Flathead Valley Community College saw a record graduation for the second year in a row, with 388 students receiving their degrees and certificates last Friday.
FVCC President Jane Karas credits the high number of graduates to several factors. Along with a boost in enrollment from a down economy, Karas said FVCC worked to improve its advising, counseling and student support services.
This increases the college’s retention rates, helping more students stick with their studies to fulfill their degree requirements, Karas said.
Growing graduation rates is a trend Karas predicts will continue in the near future, since the last several years have seen 1- to 3-percent enrollment increases.
“I think we’ll see our graduation rate increase slightly over the next few years,” Karas said.

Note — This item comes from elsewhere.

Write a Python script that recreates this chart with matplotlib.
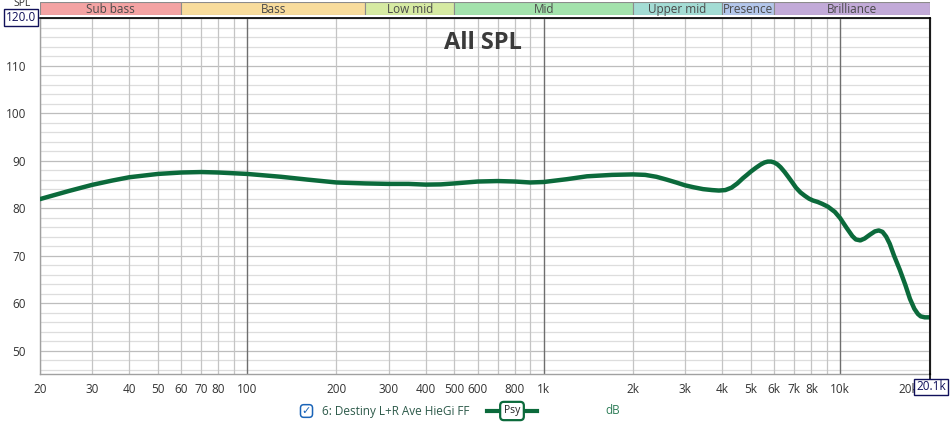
import numpy as np
import matplotlib.pyplot as plt
from matplotlib.patches import Rectangle
from matplotlib.ticker import FixedLocator, NullFormatter
from matplotlib.transforms import offset_copy

plt.rcParams['font.family'] = ['Open Sans', 'DejaVu Sans']

# frequency response (Hz, dB SPL)
freq = [20, 25, 30, 35, 40, 50, 60, 70, 80, 100, 130, 160, 200, 250, 300, 350,
        400, 450, 500, 600, 700, 800, 900, 1000, 1200, 1400, 1700, 2000, 2200,
        2400, 2600, 2800, 3000, 3200, 3450, 3700, 3900, 4100, 4300, 4500, 4700,
        4850, 5000, 5200, 5400, 5550, 5700, 5850, 6000, 6150, 6300, 6500, 6700,
        6900, 7100, 7350, 7600, 7850, 8100, 8400, 8700, 9100, 9600, 10000,
        10500, 11000, 11300, 11700, 12100, 12600, 13100, 13500, 13900, 14300,
        14700, 15200, 15900, 16600, 17200, 17800, 18300, 18700, 19300, 20100]
spl = [81.9, 83.6, 84.9, 85.8, 86.5, 87.2, 87.5, 87.6, 87.5, 87.2, 86.6, 86.0,
       85.4, 85.2, 85.1, 85.1, 84.95, 85.0, 85.2, 85.6, 85.7, 85.6, 85.4, 85.5,
       86.1, 86.7, 87.0, 87.1, 87.0, 86.6, 86.0, 85.4, 84.8, 84.4, 84.0, 83.8,
       83.7, 83.8, 84.3, 85.2, 86.3, 87.0, 87.7, 88.5, 89.2, 89.6, 89.8, 89.8,
       89.6, 89.2, 88.6, 87.6, 86.5, 85.4, 84.3, 83.3, 82.6, 82.0, 81.6, 81.3,
       80.9, 80.3, 79.2, 77.9, 75.9, 74.1, 73.4, 73.2, 73.6, 74.4, 75.1, 75.3,
       75.0, 74.0, 72.5, 70.0, 67.0, 63.8, 60.9, 58.8, 57.7, 57.2, 57.0, 57.0]

# frequency bands along the top
band_names = ['Sub bass', 'Bass', 'Low mid', 'Mid', 'Upper mid', 'Presence', 'Brilliance']
band_edges = [20, 60, 250, 500, 2000, 4000, 6000, 20100]
band_colors = ['#f4a3a3', '#f8dc9c', '#d6eaa2', '#a3e2ac', '#a3dcd4', '#b3c6ea', '#c2aad8']

xtick_vals = [20, 30, 40, 50, 60, 70, 80, 100, 200, 300, 400, 500, 600, 800,
              1000, 2000, 3000, 4000, 5000, 6000, 7000, 8000, 10000, 20000]
xtick_labels = ['20', '30', '40', '50', '60', '70', '80', '100', '200', '300',
                '400', '500', '600', '800', '1k', '2k', '3k', '4k', '5k', '6k',
                '7k', '8k', '10k', '20k']
ytick_vals = [50, 60, 70, 80, 90, 100, 110]

W, H = 950, 425
fig = plt.figure(figsize=(9.5, 4.25), dpi=100)
ax = fig.add_axes([40 / W, (H - 374.3) / H, 890 / W, (374.3 - 18.2) / H])

ax.set_xscale('log')
ax.set_xlim(20, 20100)
ax.set_ylim(45, 120)

# grid: horizontal first, vertical on top
for v in range(46, 120, 2):
    ax.axhline(v, color='#bdbdbd' if v % 10 == 0 else '#dddddd', lw=0.9, zorder=1)
minor_x = [m * d for d in (10, 100, 1000, 10000) for m in range(2, 10) if 20 <= m * d <= 20100]
for f in minor_x:
    ax.axvline(f, color='#c4c4c4', lw=0.9, zorder=1.5)
for f in (100, 1000, 10000):
    ax.axvline(f, color='#6e6e6e', lw=1.0, zorder=1.6)

ax.plot(freq, spl, color='#0b6a3b', lw=3.2, solid_capstyle='round',
        solid_joinstyle='round', zorder=3)

# x labels: all but the last as tick labels; the last one sits partly
# under the cursor readout, as in the original
ax.xaxis.set_major_locator(FixedLocator(xtick_vals[:-1]))
ax.set_xticklabels(xtick_labels[:-1])
ax.xaxis.set_minor_formatter(NullFormatter())
ax.xaxis.set_minor_locator(FixedLocator([]))
ax.set_yticks(ytick_vals)
ax.tick_params(axis='both', length=0, labelsize=8.5, colors='#333333', pad=6)
ax.tick_params(axis='y', pad=10)
last_tr = offset_copy(ax.get_xaxis_transform(), fig=fig, x=-15, y=-6, units='points')
ax.text(xtick_vals[-1], 0, xtick_labels[-1], transform=last_tr, ha='center', va='top',
        fontsize=8.5, color='#333333', clip_on=False, zorder=2)
for s in ax.spines.values():
    s.set_color('#a0a0a0')
    s.set_linewidth(1)

ax.text(0.498, 0.93, 'All SPL', transform=ax.transAxes, ha='center', va='center',
        fontsize=17, fontweight='bold', color='#3a3a3a', zorder=4)

# cursor lines
ax.axhline(120, color='black', lw=1.2, zorder=5, clip_on=False)
ax.axvline(20100, color='black', lw=1.2, zorder=5, clip_on=False)
ax.plot([20100, 20100], [45, 43], color='black', lw=1.2, clip_on=False, zorder=5)

# band strip
bax = fig.add_axes([40 / W, (H - 15) / H, 890 / W, 13.3 / H])
bax.set_xscale('log')
bax.set_xlim(20, 20100)
bax.set_ylim(0, 1)
bax.axis('off')
for i, name in enumerate(band_names):
    lo, hi = band_edges[i], band_edges[i + 1]
    bax.add_patch(Rectangle((lo, 0), hi - lo, 1, facecolor=band_colors[i],
                            edgecolor='#8c8c8c', lw=0.8))
    bax.text(np.sqrt(lo * hi), 0.45, name, ha='center', va='center',
             fontsize=8.5, color='#4a4a4a')

# axis labels / cursor readouts
fig.text(22 / W, 1 - 4 / H, 'SPL', ha='center', va='center', fontsize=7.5, color='#333333')
fig.text(21 / W, 1 - 17.5 / H, '120.0', ha='center', va='center', fontsize=8.5,
         color='#10105a', bbox=dict(boxstyle='square,pad=0.15', fc='white', ec='#10105a', lw=1))
fig.text(931 / W, 1 - 387 / H, '20.1k', ha='center', va='center', fontsize=8.5,
         color='#10105a', zorder=10,
         bbox=dict(boxstyle='square,pad=0.15', fc='white', ec='#10105a', lw=1))

# legend
fig.text(306.5 / W, 1 - 411 / H, '✓', ha='center', va='center', fontsize=8,
         color='#1a64b8', family=['DejaVu Sans'],
         bbox=dict(boxstyle='round,pad=0.12,rounding_size=0.3', fc='white', ec='#1a64b8', lw=1.1))
fig.text(322 / W, 1 - 411 / H, '6: Destiny L+R Ave HieGi FF', ha='left', va='center',
         fontsize=8.5, color='#2d5a4a')
fig.add_artist(plt.Line2D([487 / W, 537 / W], [1 - 411 / H, 1 - 411 / H],
                          color='#0b6a3b', lw=3, transform=fig.transFigure))
fig.text(512 / W, 1 - 411 / H, 'Psy', ha='center', va='center', fontsize=7.5, color='#222222',
         bbox=dict(boxstyle='round,pad=0.35,rounding_size=0.35', fc='white', ec='#0b6a3b', lw=1.6))
fig.text(613 / W, 1 - 411 / H, 'dB', ha='center', va='center', fontsize=8.5, color='#2e7d58')

fig.savefig('out.png', dpi=100)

The college’s enrollment rate increased dramatically after the recession hit the valley and laid-off workers went back to school. FVCC’s student population increased 33 percent from 2008 to 2009, and the college added over 230 new class sections to accommodate the growth.
This year’s 388 graduates overtook last year’s record number of 340, which was a huge increase from 2009’s graduating class of 200. The college is responding to its new students with more innovative programs and fresh opportunities, Karas said.
“More people who live in the valley and Northwest Montana understand the quality of education they can receive at a very affordable cost,” she said.
FVCC’s class of 2011 earned 128 Associate of Arts and Associate of Science degrees, 156 Associate of Applied Science degrees and 43 certificates. FVCC will also recognize 39 graduates from the summer of 2010 and 71 fall of 2010 graduates for earning 111 degrees and certificates, totaling 438 degrees and certificates awarded this year.
In addition, the college graduated its largest class in the practical nursing program, with 17 students receiving their pins. This year also marks the first class to complete the college’s Scholar Program, which provides students with smooth transitions into the Davidson Honors College at the University of Montana or the University Honors Program at Montana State University.
The Scholars Program is a multi-discipline, academically challenging curriculum in which students must maintain a 3.4 GPA, at least 30 hours of service learning each academic year and complete three program courses.